## Given exercise:
Scan the material below for the string "this", and copy every line where it shows up.

## Dataset extract:

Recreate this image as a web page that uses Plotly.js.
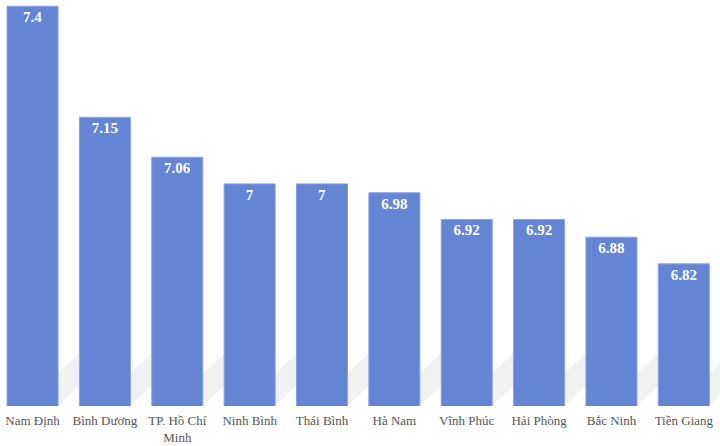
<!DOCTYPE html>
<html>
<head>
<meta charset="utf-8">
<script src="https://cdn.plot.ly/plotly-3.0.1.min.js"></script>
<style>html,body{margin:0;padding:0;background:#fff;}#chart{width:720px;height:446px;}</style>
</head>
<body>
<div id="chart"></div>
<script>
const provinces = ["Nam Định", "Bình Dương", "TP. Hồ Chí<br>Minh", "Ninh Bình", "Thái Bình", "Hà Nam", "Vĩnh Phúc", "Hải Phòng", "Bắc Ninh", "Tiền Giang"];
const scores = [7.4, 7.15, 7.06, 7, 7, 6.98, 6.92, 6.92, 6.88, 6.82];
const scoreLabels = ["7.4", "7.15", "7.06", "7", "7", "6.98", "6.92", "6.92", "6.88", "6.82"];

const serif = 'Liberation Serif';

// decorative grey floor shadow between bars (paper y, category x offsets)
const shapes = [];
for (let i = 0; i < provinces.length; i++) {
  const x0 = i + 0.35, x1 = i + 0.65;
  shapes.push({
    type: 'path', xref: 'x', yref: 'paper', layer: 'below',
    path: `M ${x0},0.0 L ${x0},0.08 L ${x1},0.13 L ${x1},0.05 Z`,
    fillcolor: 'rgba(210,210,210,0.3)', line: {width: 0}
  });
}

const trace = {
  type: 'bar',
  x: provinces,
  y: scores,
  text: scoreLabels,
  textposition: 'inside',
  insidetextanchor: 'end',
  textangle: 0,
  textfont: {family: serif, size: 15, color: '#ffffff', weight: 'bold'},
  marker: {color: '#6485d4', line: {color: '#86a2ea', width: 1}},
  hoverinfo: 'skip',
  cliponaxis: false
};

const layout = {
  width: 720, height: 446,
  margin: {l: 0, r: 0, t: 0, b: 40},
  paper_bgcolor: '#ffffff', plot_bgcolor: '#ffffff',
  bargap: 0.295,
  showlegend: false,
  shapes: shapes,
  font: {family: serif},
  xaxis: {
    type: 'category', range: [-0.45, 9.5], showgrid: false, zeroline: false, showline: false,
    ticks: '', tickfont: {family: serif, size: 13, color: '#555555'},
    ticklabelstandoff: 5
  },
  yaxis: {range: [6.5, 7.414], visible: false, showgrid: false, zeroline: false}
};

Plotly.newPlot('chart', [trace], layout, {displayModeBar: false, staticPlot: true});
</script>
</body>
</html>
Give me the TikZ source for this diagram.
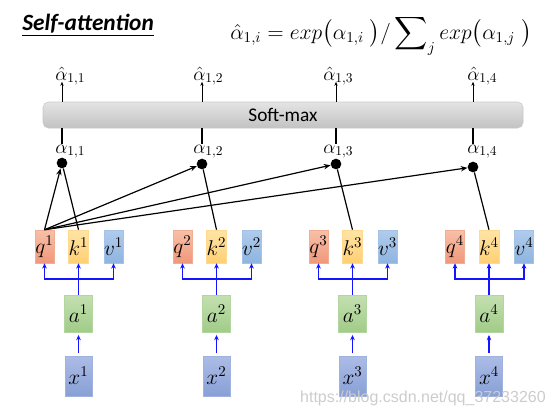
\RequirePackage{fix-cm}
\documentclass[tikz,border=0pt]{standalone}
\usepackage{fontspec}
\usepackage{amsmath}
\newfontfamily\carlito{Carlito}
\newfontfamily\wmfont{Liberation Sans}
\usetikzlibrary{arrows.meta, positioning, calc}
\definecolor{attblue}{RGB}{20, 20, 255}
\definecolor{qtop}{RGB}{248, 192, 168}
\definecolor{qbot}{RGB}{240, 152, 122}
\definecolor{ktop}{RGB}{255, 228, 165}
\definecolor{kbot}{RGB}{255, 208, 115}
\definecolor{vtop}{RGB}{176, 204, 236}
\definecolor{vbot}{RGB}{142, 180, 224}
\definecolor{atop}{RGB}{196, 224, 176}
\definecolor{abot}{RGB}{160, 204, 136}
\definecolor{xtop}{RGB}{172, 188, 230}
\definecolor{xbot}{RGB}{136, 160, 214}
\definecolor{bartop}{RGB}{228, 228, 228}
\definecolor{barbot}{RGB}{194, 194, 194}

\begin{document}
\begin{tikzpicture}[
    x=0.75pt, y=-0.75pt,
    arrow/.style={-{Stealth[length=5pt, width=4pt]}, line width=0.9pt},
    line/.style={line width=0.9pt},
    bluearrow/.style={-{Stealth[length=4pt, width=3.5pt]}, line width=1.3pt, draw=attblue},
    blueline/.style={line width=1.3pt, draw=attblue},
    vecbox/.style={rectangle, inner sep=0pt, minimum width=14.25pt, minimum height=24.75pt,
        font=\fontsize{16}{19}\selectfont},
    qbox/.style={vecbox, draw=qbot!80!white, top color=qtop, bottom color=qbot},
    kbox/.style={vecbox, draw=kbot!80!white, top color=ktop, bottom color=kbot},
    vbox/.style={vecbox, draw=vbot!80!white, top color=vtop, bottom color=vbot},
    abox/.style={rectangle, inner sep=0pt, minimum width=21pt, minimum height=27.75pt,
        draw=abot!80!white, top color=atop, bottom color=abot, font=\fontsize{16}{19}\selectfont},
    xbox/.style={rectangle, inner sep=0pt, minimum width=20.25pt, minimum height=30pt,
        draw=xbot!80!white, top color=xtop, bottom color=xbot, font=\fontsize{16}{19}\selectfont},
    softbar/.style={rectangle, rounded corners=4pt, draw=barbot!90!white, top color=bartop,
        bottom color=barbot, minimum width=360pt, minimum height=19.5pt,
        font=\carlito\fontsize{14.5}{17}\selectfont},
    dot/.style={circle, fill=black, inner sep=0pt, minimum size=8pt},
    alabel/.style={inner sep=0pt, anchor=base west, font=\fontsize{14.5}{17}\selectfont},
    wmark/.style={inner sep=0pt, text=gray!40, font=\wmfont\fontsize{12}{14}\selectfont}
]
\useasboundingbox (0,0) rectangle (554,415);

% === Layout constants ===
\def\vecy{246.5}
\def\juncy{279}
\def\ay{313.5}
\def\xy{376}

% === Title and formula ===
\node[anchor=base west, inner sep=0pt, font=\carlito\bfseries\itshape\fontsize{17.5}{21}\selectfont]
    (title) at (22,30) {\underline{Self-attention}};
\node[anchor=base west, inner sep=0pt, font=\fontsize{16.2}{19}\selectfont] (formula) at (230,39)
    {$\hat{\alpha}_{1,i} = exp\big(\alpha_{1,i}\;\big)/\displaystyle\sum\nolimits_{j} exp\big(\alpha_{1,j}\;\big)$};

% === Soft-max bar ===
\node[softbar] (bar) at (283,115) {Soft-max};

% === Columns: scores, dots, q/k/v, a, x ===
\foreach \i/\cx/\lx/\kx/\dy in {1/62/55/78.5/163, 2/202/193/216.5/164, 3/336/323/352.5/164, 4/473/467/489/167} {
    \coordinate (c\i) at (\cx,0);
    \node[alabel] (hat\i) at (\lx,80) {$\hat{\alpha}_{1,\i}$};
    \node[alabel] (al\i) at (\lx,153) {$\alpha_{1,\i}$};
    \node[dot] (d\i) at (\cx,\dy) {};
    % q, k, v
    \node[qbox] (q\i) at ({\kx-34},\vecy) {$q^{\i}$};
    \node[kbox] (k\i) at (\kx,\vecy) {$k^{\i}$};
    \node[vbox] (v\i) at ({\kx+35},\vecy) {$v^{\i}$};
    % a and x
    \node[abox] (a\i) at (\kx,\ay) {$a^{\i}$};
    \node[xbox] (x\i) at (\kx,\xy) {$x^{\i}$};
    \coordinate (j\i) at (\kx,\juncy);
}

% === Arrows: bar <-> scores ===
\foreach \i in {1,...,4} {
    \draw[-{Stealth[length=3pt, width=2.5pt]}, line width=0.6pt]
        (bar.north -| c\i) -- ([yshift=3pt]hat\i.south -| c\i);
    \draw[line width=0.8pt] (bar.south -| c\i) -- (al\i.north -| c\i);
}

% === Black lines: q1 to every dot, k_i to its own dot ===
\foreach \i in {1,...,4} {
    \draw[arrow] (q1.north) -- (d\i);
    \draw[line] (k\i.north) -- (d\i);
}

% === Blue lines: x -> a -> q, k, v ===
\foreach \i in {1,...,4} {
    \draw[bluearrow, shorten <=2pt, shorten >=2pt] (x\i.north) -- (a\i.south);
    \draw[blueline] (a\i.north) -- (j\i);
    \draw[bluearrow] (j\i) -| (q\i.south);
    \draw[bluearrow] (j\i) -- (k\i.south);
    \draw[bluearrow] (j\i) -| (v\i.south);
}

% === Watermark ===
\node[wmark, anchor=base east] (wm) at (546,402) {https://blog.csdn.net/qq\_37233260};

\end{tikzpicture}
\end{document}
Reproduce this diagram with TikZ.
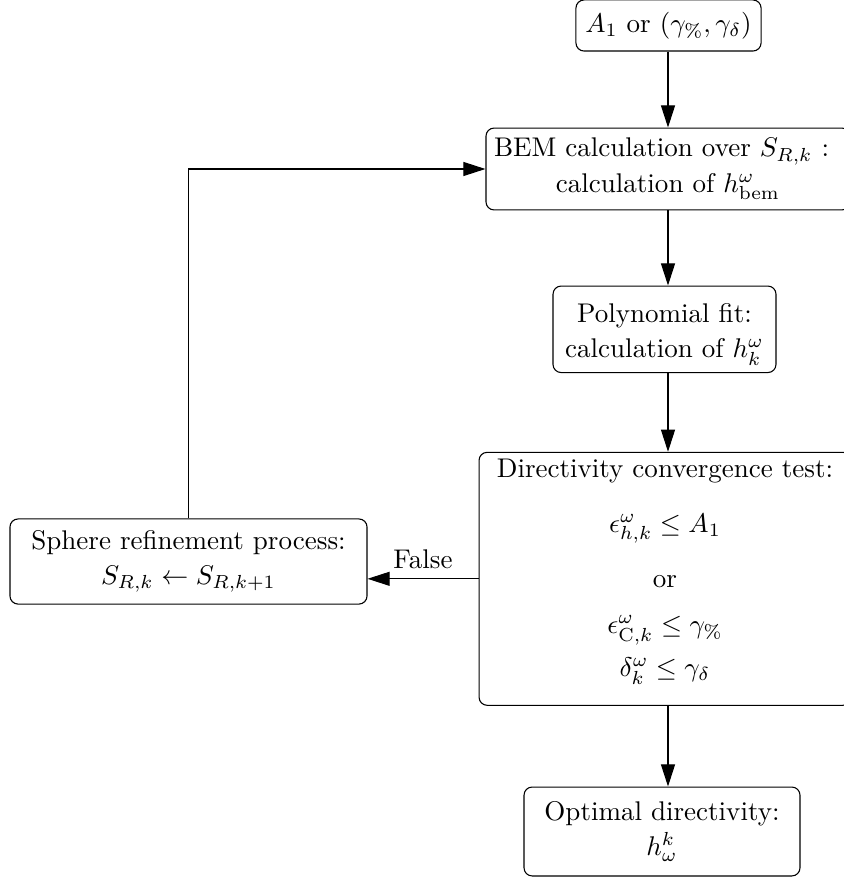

## Answer to the task:
Recreate this image as a web page that uses Plotly.js.
Give me the TikZ source for this diagram.
Reproduce this diagram with TikZ.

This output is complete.